───── Supplied information ─────

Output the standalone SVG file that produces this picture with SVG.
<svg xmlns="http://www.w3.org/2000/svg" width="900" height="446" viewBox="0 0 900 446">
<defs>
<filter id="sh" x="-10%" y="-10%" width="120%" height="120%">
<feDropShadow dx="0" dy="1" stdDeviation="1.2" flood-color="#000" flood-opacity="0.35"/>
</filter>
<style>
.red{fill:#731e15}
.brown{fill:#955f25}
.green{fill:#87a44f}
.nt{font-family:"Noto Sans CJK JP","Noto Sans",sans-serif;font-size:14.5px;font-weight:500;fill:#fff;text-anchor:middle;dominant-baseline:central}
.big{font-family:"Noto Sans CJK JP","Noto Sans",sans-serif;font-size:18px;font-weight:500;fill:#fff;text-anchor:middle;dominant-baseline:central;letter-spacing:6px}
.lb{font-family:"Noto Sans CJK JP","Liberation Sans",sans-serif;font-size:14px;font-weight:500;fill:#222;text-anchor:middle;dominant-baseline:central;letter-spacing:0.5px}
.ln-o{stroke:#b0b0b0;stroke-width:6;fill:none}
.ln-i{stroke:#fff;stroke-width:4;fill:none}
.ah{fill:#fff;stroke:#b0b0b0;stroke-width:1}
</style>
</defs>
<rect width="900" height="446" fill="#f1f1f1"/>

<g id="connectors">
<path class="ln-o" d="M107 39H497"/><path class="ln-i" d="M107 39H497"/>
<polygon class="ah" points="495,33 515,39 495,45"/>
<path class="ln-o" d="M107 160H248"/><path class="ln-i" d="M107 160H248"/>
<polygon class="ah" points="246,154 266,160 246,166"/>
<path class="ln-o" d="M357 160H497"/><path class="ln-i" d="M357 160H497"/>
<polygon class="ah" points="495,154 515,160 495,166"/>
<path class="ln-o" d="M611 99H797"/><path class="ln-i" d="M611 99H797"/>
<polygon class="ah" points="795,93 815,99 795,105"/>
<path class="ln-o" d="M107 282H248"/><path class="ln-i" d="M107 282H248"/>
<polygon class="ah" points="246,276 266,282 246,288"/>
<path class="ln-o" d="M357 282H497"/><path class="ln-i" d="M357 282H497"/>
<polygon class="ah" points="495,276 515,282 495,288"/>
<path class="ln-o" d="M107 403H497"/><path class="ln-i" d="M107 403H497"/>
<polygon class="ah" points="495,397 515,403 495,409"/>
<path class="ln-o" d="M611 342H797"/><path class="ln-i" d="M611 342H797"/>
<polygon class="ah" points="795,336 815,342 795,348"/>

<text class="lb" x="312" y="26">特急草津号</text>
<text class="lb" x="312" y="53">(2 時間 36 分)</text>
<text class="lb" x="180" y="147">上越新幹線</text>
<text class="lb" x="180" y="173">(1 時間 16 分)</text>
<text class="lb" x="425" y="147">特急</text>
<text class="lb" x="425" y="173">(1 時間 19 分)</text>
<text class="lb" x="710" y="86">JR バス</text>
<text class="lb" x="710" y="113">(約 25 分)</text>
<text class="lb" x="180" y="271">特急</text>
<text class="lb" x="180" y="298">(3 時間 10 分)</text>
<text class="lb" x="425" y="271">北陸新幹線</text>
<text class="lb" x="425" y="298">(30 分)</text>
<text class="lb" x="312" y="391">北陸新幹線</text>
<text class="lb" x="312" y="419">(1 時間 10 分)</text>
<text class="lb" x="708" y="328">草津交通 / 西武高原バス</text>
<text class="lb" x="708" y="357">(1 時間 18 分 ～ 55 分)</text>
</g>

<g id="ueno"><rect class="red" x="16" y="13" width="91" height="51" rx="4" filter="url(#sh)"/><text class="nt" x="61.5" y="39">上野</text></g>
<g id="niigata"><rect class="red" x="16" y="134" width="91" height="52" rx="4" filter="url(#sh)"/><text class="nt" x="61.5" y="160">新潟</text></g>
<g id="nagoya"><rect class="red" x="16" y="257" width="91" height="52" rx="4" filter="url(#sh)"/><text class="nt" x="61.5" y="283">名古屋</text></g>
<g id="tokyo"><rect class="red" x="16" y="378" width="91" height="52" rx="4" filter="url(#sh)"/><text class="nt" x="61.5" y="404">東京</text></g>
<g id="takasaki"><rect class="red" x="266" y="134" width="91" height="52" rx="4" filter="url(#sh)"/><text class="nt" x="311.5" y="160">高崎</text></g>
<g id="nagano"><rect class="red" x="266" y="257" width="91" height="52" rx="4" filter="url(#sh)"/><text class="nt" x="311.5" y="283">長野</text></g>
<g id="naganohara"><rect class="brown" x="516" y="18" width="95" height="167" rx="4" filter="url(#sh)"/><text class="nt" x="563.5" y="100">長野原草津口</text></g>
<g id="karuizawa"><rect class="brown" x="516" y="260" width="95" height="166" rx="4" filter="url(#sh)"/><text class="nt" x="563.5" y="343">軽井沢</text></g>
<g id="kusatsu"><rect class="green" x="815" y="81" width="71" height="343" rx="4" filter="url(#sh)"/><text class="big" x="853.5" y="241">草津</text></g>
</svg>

─────

● Short task
Each line in the material above must be retyped without alteration.

● Answer for the task
Output the standalone SVG file that produces this picture with SVG.
<svg xmlns="http://www.w3.org/2000/svg" width="900" height="446" viewBox="0 0 900 446">
<defs>
<filter id="sh" x="-10%" y="-10%" width="120%" height="120%">
<feDropShadow dx="0" dy="1" stdDeviation="1.2" flood-color="#000" flood-opacity="0.35"/>
</filter>
<style>
.red{fill:#731e15}
.brown{fill:#955f25}
.green{fill:#87a44f}
.nt{font-family:"Noto Sans CJK JP","Noto Sans",sans-serif;font-size:14.5px;font-weight:500;fill:#fff;text-anchor:middle;dominant-baseline:central}
.big{font-family:"Noto Sans CJK JP","Noto Sans",sans-serif;font-size:18px;font-weight:500;fill:#fff;text-anchor:middle;dominant-baseline:central;letter-spacing:6px}
.lb{font-family:"Noto Sans CJK JP","Liberation Sans",sans-serif;font-size:14px;font-weight:500;fill:#222;text-anchor:middle;dominant-baseline:central;letter-spacing:0.5px}
.ln-o{stroke:#b0b0b0;stroke-width:6;fill:none}
.ln-i{stroke:#fff;stroke-width:4;fill:none}
.ah{fill:#fff;stroke:#b0b0b0;stroke-width:1}
</style>
</defs>
<rect width="900" height="446" fill="#f1f1f1"/>

<g id="connectors">
<path class="ln-o" d="M107 39H497"/><path class="ln-i" d="M107 39H497"/>
<polygon class="ah" points="495,33 515,39 495,45"/>
<path class="ln-o" d="M107 160H248"/><path class="ln-i" d="M107 160H248"/>
<polygon class="ah" points="246,154 266,160 246,166"/>
<path class="ln-o" d="M357 160H497"/><path class="ln-i" d="M357 160H497"/>
<polygon class="ah" points="495,154 515,160 495,166"/>
<path class="ln-o" d="M611 99H797"/><path class="ln-i" d="M611 99H797"/>
<polygon class="ah" points="795,93 815,99 795,105"/>
<path class="ln-o" d="M107 282H248"/><path class="ln-i" d="M107 282H248"/>
<polygon class="ah" points="246,276 266,282 246,288"/>
<path class="ln-o" d="M357 282H497"/><path class="ln-i" d="M357 282H497"/>
<polygon class="ah" points="495,276 515,282 495,288"/>
<path class="ln-o" d="M107 403H497"/><path class="ln-i" d="M107 403H497"/>
<polygon class="ah" points="495,397 515,403 495,409"/>
<path class="ln-o" d="M611 342H797"/><path class="ln-i" d="M611 342H797"/>
<polygon class="ah" points="795,336 815,342 795,348"/>

<text class="lb" x="312" y="26">特急草津号</text>
<text class="lb" x="312" y="53">(2 時間 36 分)</text>
<text class="lb" x="180" y="147">上越新幹線</text>
<text class="lb" x="180" y="173">(1 時間 16 分)</text>
<text class="lb" x="425" y="147">特急</text>
<text class="lb" x="425" y="173">(1 時間 19 分)</text>
<text class="lb" x="710" y="86">JR バス</text>
<text class="lb" x="710" y="113">(約 25 分)</text>
<text class="lb" x="180" y="271">特急</text>
<text class="lb" x="180" y="298">(3 時間 10 分)</text>
<text class="lb" x="425" y="271">北陸新幹線</text>
<text class="lb" x="425" y="298">(30 分)</text>
<text class="lb" x="312" y="391">北陸新幹線</text>
<text class="lb" x="312" y="419">(1 時間 10 分)</text>
<text class="lb" x="708" y="328">草津交通 / 西武高原バス</text>
<text class="lb" x="708" y="357">(1 時間 18 分 ～ 55 分)</text>
</g>

<g id="ueno"><rect class="red" x="16" y="13" width="91" height="51" rx="4" filter="url(#sh)"/><text class="nt" x="61.5" y="39">上野</text></g>
<g id="niigata"><rect class="red" x="16" y="134" width="91" height="52" rx="4" filter="url(#sh)"/><text class="nt" x="61.5" y="160">新潟</text></g>
<g id="nagoya"><rect class="red" x="16" y="257" width="91" height="52" rx="4" filter="url(#sh)"/><text class="nt" x="61.5" y="283">名古屋</text></g>
<g id="tokyo"><rect class="red" x="16" y="378" width="91" height="52" rx="4" filter="url(#sh)"/><text class="nt" x="61.5" y="404">東京</text></g>
<g id="takasaki"><rect class="red" x="266" y="134" width="91" height="52" rx="4" filter="url(#sh)"/><text class="nt" x="311.5" y="160">高崎</text></g>
<g id="nagano"><rect class="red" x="266" y="257" width="91" height="52" rx="4" filter="url(#sh)"/><text class="nt" x="311.5" y="283">長野</text></g>
<g id="naganohara"><rect class="brown" x="516" y="18" width="95" height="167" rx="4" filter="url(#sh)"/><text class="nt" x="563.5" y="100">長野原草津口</text></g>
<g id="karuizawa"><rect class="brown" x="516" y="260" width="95" height="166" rx="4" filter="url(#sh)"/><text class="nt" x="563.5" y="343">軽井沢</text></g>
<g id="kusatsu"><rect class="green" x="815" y="81" width="71" height="343" rx="4" filter="url(#sh)"/><text class="big" x="853.5" y="241">草津</text></g>
</svg>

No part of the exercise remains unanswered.